Job 14:5-6, reads, “Seeing his days are determined, the number of his months are with thee, thou hast appointed his bounds that he cannot pass; turn from him that he may rest, till he accomplish, as an hireling, his day.” In this connection Job refers to the tree springing up again, but that man does not die and return again to this life, but that he shall be changed. Job 14:1 says, “If a man die, shall he live again? All the days of my appointed time will I wait, till my change come.” When will the change come? In the resurrection of the body. His appointed time is until then. Hence it is appointed, that at a certain time, God’s people shall be raised again and changed from natural to spiritual, from mortal to immortal. That is a time appointed of the Lord.

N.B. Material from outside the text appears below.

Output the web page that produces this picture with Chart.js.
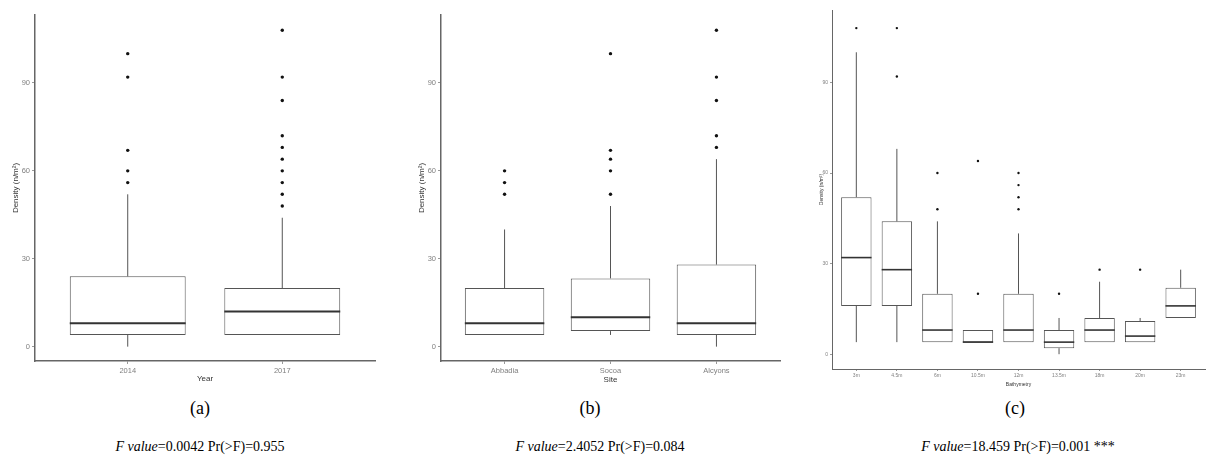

Deut. 5:16 says, “Honour thy father and thy mother, as the Lord thy God hath commanded thee; that thy days may be prolonged, and that it may go well with thee in the land which the Lord thy God giveth thee.” Here it plainly says “THAT THY DAYS MAY BE PROLONGED.” This was a command in the moral law. Again, Deut. 6:2, “And that thy days may be prolonged.” The Apostle Paul recognized and taught the same truth. Eph 6:2-3, “Honour thy father and mother; which is the first commandment with promise; that it may be well with thee, and thou mayest live long on the earth.” There they are admonished by the apostle to honor their father and mother that they may live long on the earth. If a man takes the life of his fellowman, and is condemned by the [pg 197] courts, and hung for the crime, he has not honored his father and mother, and dies early as a result of his wickedness and failure to observe this first commandment with promise. The Primitive Baptist, September 9, 1013.